Não vejo nada de mal em denunciar o que considero equivocado. Mas respeito, profundamente, quem pensa diferente e tem iniciativa em dizê-lo de forma educada.

Mas, para além de evangélico, sou ecumênico. E, como tal, creio na experiência cristã que passa, necessariamente, pelo diálogo, pela tolerância e pelo encontro com o diferente. Por isso, insisto tanto em me aproximar dos que me são distintos e com eles prezo pela comunhão.

Essa mesma disposição me dá, também, a liberdade de refletir sobre a realidade que é maior que meu quintal confessional.

A sociedade brasileira é, desde suas origens, marcada visceralmente pela Igreja Católica. Não dá para pensar a cultura nacional sem passar pelo aspecto religioso e ideológico marcado pelo clericalismo autoritário e pela liberdade da fé popular. Essa mescla paradoxal de magistério e sincretismo forjou o que somos e alcançou, inclusive, facetas de outras confissões religiosas. O que dizer, por exemplo, quando se vê na televisão os programas neo-pentecostais que tão bem dialogam com as religiões afro-brasileiras (mesmo que sob o código do combate e do proselitismo)? Ou pensar na lavagem das escadarias da igreja do Senhor do Bonfim? Isso é fruto de uma matriz cultural plural e profundamente relacional.

Recorro às palavras de um colega para concordar: “as novelas e os enlatados da Globo projetam um universo de difícil decifração para esse contingente, que, vindo dos extratos baixos das classes E e D, não dominam os códigos necessários à operação do relativismo cultural que impera no espírito de nossa época.” E acrescenta: “aliás, ao usar o termo Godspel, parece que a ‘Venus Platinada’ deixa uma porta aberta também aos Carismáticos (católicos). […] Ambos, evangélicos pentecostais e carismáticos, adaptaram a religião cristã à estética do programa de auditório.
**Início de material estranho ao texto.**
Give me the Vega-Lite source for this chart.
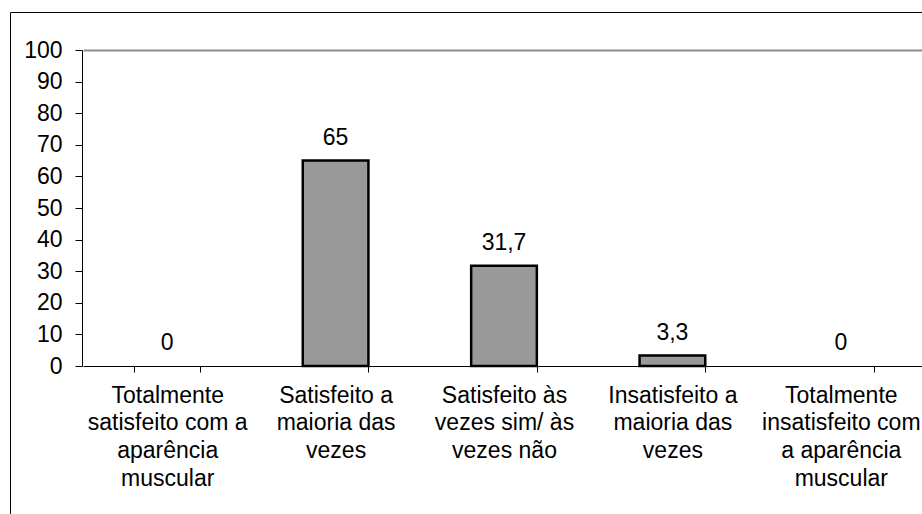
{
  "$schema": "https://vega.github.io/schema/vega-lite/v6.json",
  "width": 912,
  "height": 502,
  "autosize": "none",
  "padding": {"left": 10, "top": 12, "right": 0, "bottom": 0},
  "background": "white",
  "config": {
    "view": {"stroke": "black", "strokeWidth": 1},
    "locale": {"number": {"decimal": ",", "thousands": ".", "grouping": [3], "currency": ["R$", ""]}},
    "font": "Liberation Sans"
  },
  "data": {
    "values": [
      {"categoria": "Totalmente\nsatisfeito com a\naparência\nmuscular", "valor": 0},
      {"categoria": "Satisfeito a\nmaioria das\nvezes", "valor": 65},
      {"categoria": "Satisfeito às\nvezes sim/ às\nvezes não", "valor": 31.7},
      {"categoria": "Insatisfeito a\nmaioria das\nvezes", "valor": 3.3},
      {"categoria": "Totalmente\ninsatisfeito com\na aparência\nmuscular", "valor": 0}
    ]
  },
  "encoding": {
    "y": {
      "field": "valor",
      "type": "quantitative",
      "scale": {"domain": [0, 100], "range": [354, 38], "nice": false, "zero": true},
      "axis": {
        "orient": "left",
        "offset": -72,
        "title": null,
        "values": [0, 10, 20, 30, 40, 50, 60, 70, 80, 90, 100],
        "grid": false,
        "domainColor": "black",
        "domainWidth": 1,
        "tickColor": "black",
        "tickSize": 7,
        "labelPadding": 13,
        "labelFontSize": 23,
        "labelColor": "black",
        "labelFont": "Liberation Sans",
        "labelBaseline": "middle"
      }
    }
  },
  "layer": [
    {
      "mark": {"type": "bar", "fill": "#999999", "stroke": "black", "strokeWidth": 2.5},
      "encoding": {
        "x": {
          "field": "categoria",
          "type": "nominal",
          "sort": null,
          "scale": {"range": [73, 915], "paddingInner": 0.61, "paddingOuter": 0.305},
          "axis": {
            "orient": "bottom",
            "offset": -148,
            "title": null,
            "domainColor": "black",
            "domainWidth": 1,
            "tickColor": "black",
            "tickSize": 6,
            "tickBand": "extent",
            "labelAngle": 0,
            "labelFontSize": 23,
            "labelLineHeight": 27.7,
            "labelPadding": 12,
            "labelColor": "black",
            "labelFont": "Liberation Sans",
            "labelBaseline": "top",
            "labelLimit": 0,
            "labelOverlap": false,
            "labelBound": false,
            "labelExpr": "isString(datum.value) ? split(datum.value, '\\n') : ''"
          }
        },
        "strokeOpacity": {"condition": {"test": "datum.valor == 0", "value": 0}, "value": 1}
      }
    },
    {
      "mark": {"type": "text", "dy": -16, "baseline": "alphabetic", "fontSize": 23, "font": "Liberation Sans", "color": "black"},
      "encoding": {
        "x": {
          "field": "categoria",
          "type": "nominal",
          "sort": null,
          "scale": {"range": [73, 915], "paddingInner": 0.61, "paddingOuter": 0.305},
          "axis": {
            "orient": "top",
            "offset": -38,
            "title": null,
            "domainColor": "#8c8c8c",
            "domainWidth": 2,
            "ticks": false,
            "labels": false,
            "grid": false
          }
        },
        "text": {"field": "valor", "type": "quantitative", "format": ".3~g"}
      }
    }
  ],
  "resolve": {"axis": {"x": "independent"}}
}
A nova trindade agora é Silvio Santos, Faustão e Gugu!” (L. F. Tourinho)

O mesmo sentimento que tenho ao ver a Globo vendendo CDs evangélicos tenho em ver os padres da moda, com batas brilhantes, dançando em palcos iluminados e conclamando o povo a bater palma para Jesus.

Trata-se de uma infantilização banalizadora da fé e, mais do que nunca, um reforço sem igual do conservadorismo mais velhista que as instituições religiosas cultivaram ao longo dos séculos.
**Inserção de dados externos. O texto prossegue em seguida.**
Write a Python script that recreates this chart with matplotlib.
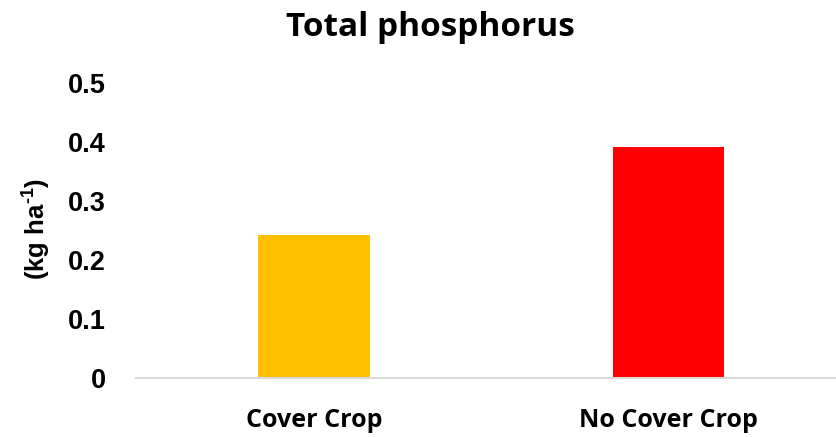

Se, por um lado, a aparência de “modernidade” encanta, por outro, esconde o rosto real de uma fé clerical, institucional e pouco evangélica de fato.

Como evangélico, não posso nunca deixar de protestar contra os desacertos da prática religiosa; como ecumênico, preciso dialogar, inclusive, sobre as mazelas da fé; mas, acima de tudo, por força de uma experiência teologal, não posso ignorar que a música gospel (evangélica ou católica) da atualidade é, sim, lamentavelmente, o uso indevido do nome de Deus!